L’ombre de la controverse entourant la Ceinture de verdure de l’Ontario s’est allongée cette semaine alors que le Nouveau Parti démocratique de l’opposition réclame une enquête criminelle sur ce qu’il décrit comme un “effort coordonné” visant à supprimer des communications gouvernementales cruciales concernant le plan d’aménagement territorial contesté.
Catherine Fife, porte-parole du NPD en matière d’éthique, a envoyé mardi une lettre officielle au commissaire de la GRC, Mike Duheme, demandant une enquête immédiate sur d’éventuelles violations des lois fédérales concernant la suppression systématique de courriels et d’autres documents électroniques liés à la décision du gouvernement Ford d’échanger des terres de la Ceinture de verdure.
“Quand plusieurs membres du personnel et des personnes nommées à des postes politiques suppriment des documents électroniques concernant les affaires gouvernementales pour éviter tout examen, ce n’est pas seulement préoccupant—cela représente une atteinte fondamentale à la confiance du public,” a déclaré Fife lors d’une conférence de presse à Queen’s Park.
Cette demande survient après que la commissaire à l’information et à la protection de la vie privée de l’Ontario, Patricia Kosseim, a publié en août dernier un rapport accablant qui révélait que des membres du personnel du bureau du ministre du Logement, Steve Clark, avaient “illégalement supprimé” des documents concernant la décision controversée de retirer des terres de la Ceinture de verdure protégée pour le développement. Clark a finalement démissionné suite à ces révélations.
Selon les conclusions de Kosseim, le personnel avait intentionnellement contourné les exigences de tenue de dossiers par diverses tactiques, notamment la suppression manuelle de courriels, l’utilisation de noms de code et la communication via des plateformes de messagerie cryptée—toutes des tentatives apparentes d’échapper aux mécanismes de surveillance publique.
Le premier ministre Doug Ford a maintenu à plusieurs reprises qu’aucune activité criminelle n’avait eu lieu, qualifiant le problème d'”échecs de processus” plutôt que d’actes répréhensibles intentionnels. Le bureau du premier ministre a publié une déclaration en réponse à la demande du NPD, indiquant: “Cette affaire a été minutieusement examinée par les autorités provinciales compétentes, qui ont juridiction en la matière.”

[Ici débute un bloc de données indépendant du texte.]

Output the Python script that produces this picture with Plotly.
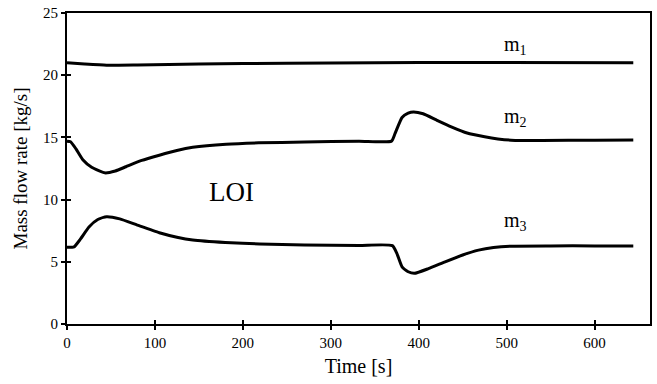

Cependant, des experts juridiques suggèrent que la suppression systématique pourrait potentiellement violer des lois fédérales. L’avocat criminaliste Michael Spratt note que “s’il y a eu destruction coordonnée de documents pour entraver la justice ou les processus de responsabilité publique, cela pourrait effectivement relever du Code criminel du Canada.”
Le gouvernement Ford a fait face à de vives critiques après avoir annoncé en 2022 son intention de retirer environ 7 400 acres de la Ceinture de verdure protégée pour le développement résidentiel. La décision a suscité l’indignation du public, qui s’est intensifiée après que des enquêtes ont révélé que certains promoteurs bien connectés avaient acheté des terres de la Ceinture de verdure peu avant l’annonce du gouvernement, soulevant des questions sur d’éventuelles informations privilégiées.
Après des mois de pression soutenue, le premier ministre Ford a fait marche arrière en septembre 2023, annonçant que toutes les terres seraient restituées à la Ceinture de verdure. Malgré ce revirement, les partis d’opposition et les organismes de surveillance environnementale continuent de réclamer des comptes concernant le processus décisionnel et la gestion ultérieure des documents.
Emmett Macfarlane, constitutionnaliste de l’Université de Waterloo, a observé que “les exigences de tenue de documents existent précisément pour assurer la transparence dans la prise de décision gouvernementale. Lorsque ces exigences sont systématiquement contournées, cela soulève de sérieuses questions quant à savoir si des fonctionnaires tentaient de dissimuler une conduite inappropriée.”
Alors que la pression monte pour une implication fédérale, la controverse soulève des questions fondamentales sur la transparence et la responsabilité gouvernementales. À quel moment l’inconduite administrative franchit-elle le seuil d’un comportement potentiellement criminel, et qui porte ultimement la responsabilité lorsque les systèmes conçus pour assurer la surveillance publique semblent avoir été délibérément minés?